Some people never start off putting their marriage first because they’re afraid of losing their freedom or their independence. I am an extremely independent, strong-minded, and ambitious person. The thought of being controlled by someone else is simply intolerable to me.

Here’s the thing,
I don’t see my marriage as bondage that is going to tie me down.
I don’t see my marriage as a form of control that will stop me from being me.
I don’t see my marriage as an obstacle to my dreams.

I do see my marriage as,
  • The comfort of knowing that I get to share all my secrets, fears, & dreams with my best friend.
  • The happiness I feel inside because he makes me feel like I’m the most beautiful and amazing person he’s ever met.
  • The butterflies I get in my stomach because he is the most beautiful and amazing person I’ve ever met.
  • The peace I feel because there is no doubt in my mind that his loyalty is to me and our commitment to each other.
  • The sense of pride I feel knowing that he respects me and thinks highly of me.
  • The encouragement I feel knowing that he is ready to stand by my side through thick & thin, cheering me on to be the best me I can be.
I love, admire, and respect my husband very much.

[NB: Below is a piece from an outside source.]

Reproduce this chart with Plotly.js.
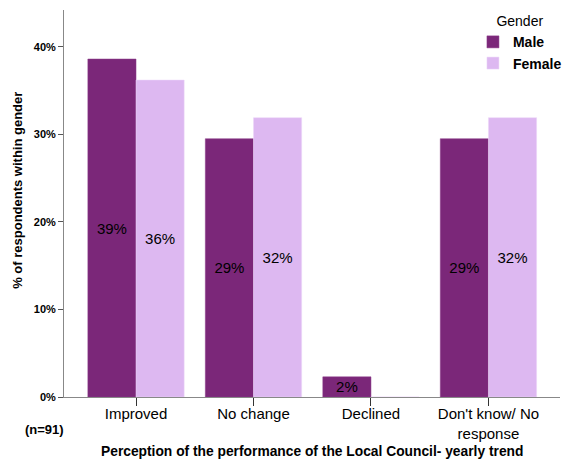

There will no doubt be difficult times in our marriage and times when we have to be reminded to put our marriage first, but I am confident we will never stray too far from that track.

  
We talk to each other the way we want to be spoken to. We both make a genuine effort to consider the other person’s feelings, wants & needs. We TALK to each other and share our concerns. We acknowledge what we appreciate about one another.

  
We have known each other our whole lives and have built a strong friendship that we both highly value. Are we perfect? Absolutely not! But, do we love and respect each other? Without question!

  
I have every intention of reflecting my love for my husband through my daily actions. I pray that God will bless our marriage and never let us forget to look at our marriage through the loving eyes that brought us together in the first place.